[COLLECTED MATERIAL]

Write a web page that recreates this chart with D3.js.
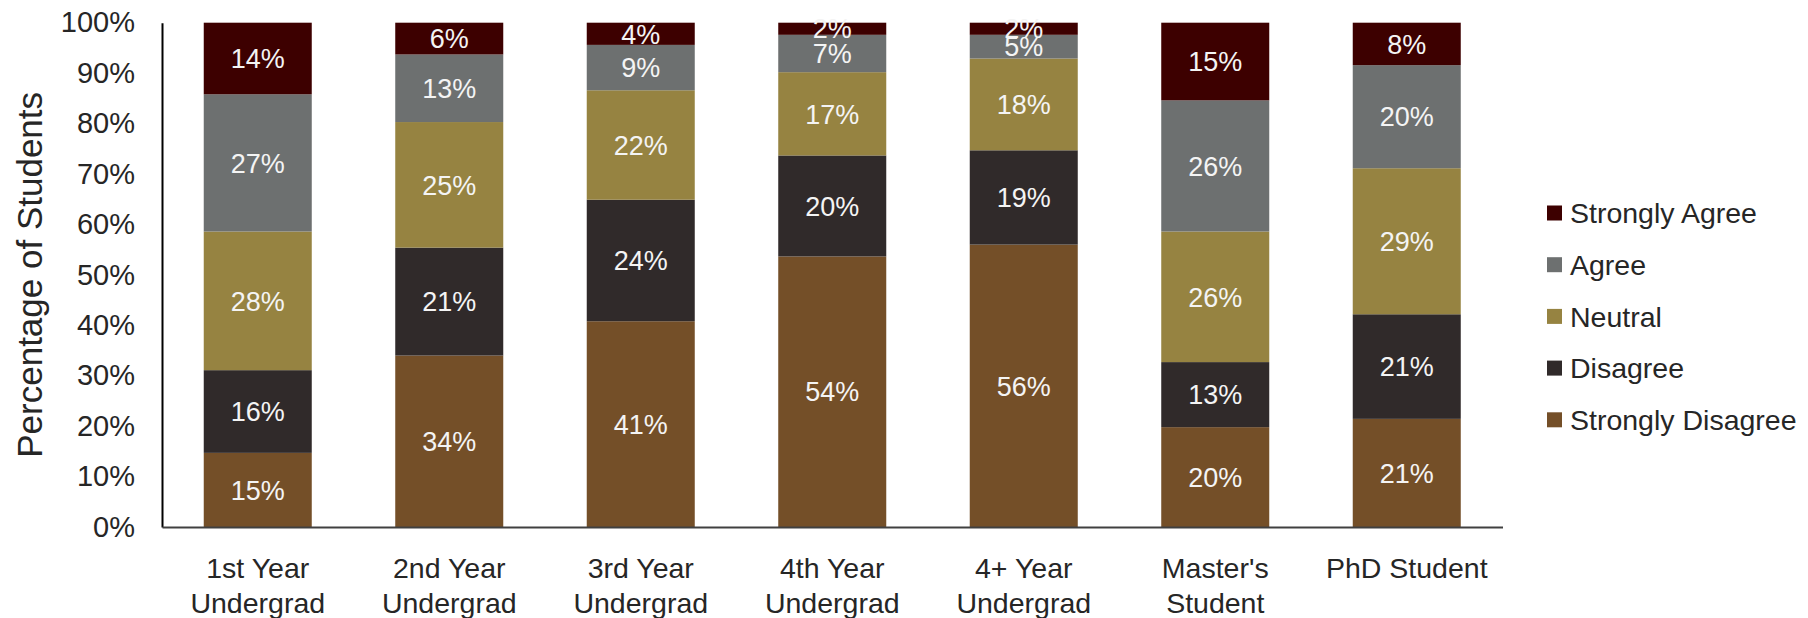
<!DOCTYPE html>
<html>
<head>
<meta charset="utf-8">
<script src="https://cdn.jsdelivr.net/npm/d3@7"></script>
<style>
  html, body { margin: 0; padding: 0; background: #fff; }
  svg { display: block; font-family: "Liberation Sans", Arial, sans-serif; }
</style>
</head>
<body>
<svg id="chart" width="1808" height="618"></svg>
<script>
// ---- data ----
const categories = ["1st Year|Undergrad", "2nd Year|Undergrad", "3rd Year|Undergrad",
                    "4th Year|Undergrad", "4+ Year|Undergrad", "Master's|Student", "PhD Student"];
const seriesNames = ["Strongly Disagree", "Disagree", "Neutral", "Agree", "Strongly Agree"];
const stronglyDisagree = [14.7, 34.0, 40.8, 53.6, 56.0, 19.8, 21.4];
const disagree         = [16.4, 21.4, 24.1, 20.0, 18.7, 12.9, 20.7];
const neutral          = [27.5, 24.9, 21.7, 16.5, 18.2, 25.9, 28.9];
const agree            = [27.2, 13.4,  9.0,  7.4,  4.7, 26.0, 20.4];
const stronglyAgree    = [14.2,  6.3,  4.4,  2.4,  2.4, 15.4,  8.4];
const yTickValues = [0, 0.1, 0.2, 0.3, 0.4, 0.5, 0.6, 0.7, 0.8, 0.9, 1.0];
const colors = ["#744f28", "#302a2a", "#968341", "#6d7070", "#3d0000"];

const seriesValues = [stronglyDisagree, disagree, neutral, agree, stronglyAgree];
const table = categories.map((c, i) => {
  const row = { cat: c };
  seriesNames.forEach((s, j) => row[s] = seriesValues[j][i]);
  return row;
});

const svg = d3.select("#chart");
const mLeft = 162, mRight = 1502.5, mTop = 22.7, mBottom = 527;

const x = d3.scaleBand().domain(categories).range([mLeft, mRight])
  .paddingInner(0.436).paddingOuter(0.218);
const y = d3.scaleLinear().domain([0, 1]).range([mBottom, mTop]);
const color = d3.scaleOrdinal().domain(seriesNames).range(colors);

const stacked = d3.stack().keys(seriesNames).offset(d3.stackOffsetExpand)(table);

// bars
const layers = svg.append("g").selectAll("g").data(stacked).join("g")
  .attr("fill", d => color(d.key));
layers.selectAll("rect").data(d => d).join("rect")
  .attr("x", d => x(d.data.cat))
  .attr("width", x.bandwidth())
  .attr("y", d => y(d[1]))
  .attr("height", d => y(d[0]) - y(d[1]));

// labels
const lab = svg.append("g").attr("font-size", 27).attr("fill", "#f4f4f4")
  .attr("text-anchor", "middle");
stacked.forEach(layer => {
  layer.forEach(d => {
    const v = d.data[layer.key];
    lab.append("text")
      .attr("x", x(d.data.cat) + x.bandwidth() / 2)
      .attr("y", y((d[0] + d[1]) / 2))
      .attr("dy", "0.36em")
      .text(Math.round(v) + "%");
  });
});

// y axis
const yAxis = svg.append("g").attr("transform", `translate(${mLeft},0)`)
  .call(d3.axisLeft(y).tickValues(yTickValues).tickFormat(d3.format(".0%"))
        .tickSize(0).tickPadding(27));
yAxis.select(".domain").attr("stroke", "#000").attr("stroke-width", 2);
yAxis.selectAll("text").attr("font-size", 29).attr("fill", "#262626")
  .attr("font-family", "'Liberation Sans', Arial, sans-serif");

// x axis
const xAxis = svg.append("g").attr("transform", `translate(0,${mBottom})`)
  .call(d3.axisBottom(x).tickSize(0).tickSizeOuter(0).tickFormat(""));
xAxis.select(".domain").attr("stroke", "#404040").attr("stroke-width", 2);
xAxis.selectAll(".tick").each(function(d) {
  const parts = d.split("|");
  const t = d3.select(this).append("text")
    .attr("text-anchor", "middle").attr("fill", "#262626")
    .attr("font-size", 28.5)
    .attr("font-family", "'Liberation Sans', Arial, sans-serif");
  parts.forEach((p, i) => {
    t.append("tspan").attr("x", 0).attr("y", 51 + i * 35).text(p);
  });
});

// y title
svg.append("text")
  .attr("transform", `translate(42,${(mTop + mBottom) / 2}) rotate(-90)`)
  .attr("text-anchor", "middle").attr("font-size", 35).attr("fill", "#262626")
  .text("Percentage of Students");

// legend (Strongly Agree first)
const legendOrder = seriesNames.slice().reverse();
const lg = svg.append("g").attr("transform", "translate(1547,213)");
legendOrder.forEach((s, i) => {
  const g = lg.append("g").attr("transform", `translate(0,${i * 51.7})`);
  g.append("rect").attr("x", 0).attr("y", -7.5).attr("width", 15).attr("height", 15)
    .attr("fill", color(s));
  g.append("text").attr("x", 23).attr("y", 0).attr("dy", "0.36em")
    .attr("font-size", 28.5).attr("fill", "#262626").text(s);
});
</script>
</body>
</html>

[AIM OF THE EXERCISE]
Which lines include the word "this"? List them all.

[ANSWER FOR THE TASK]
Write a web page that recreates this chart with D3.js.
  const t = d3.select(this).append("text")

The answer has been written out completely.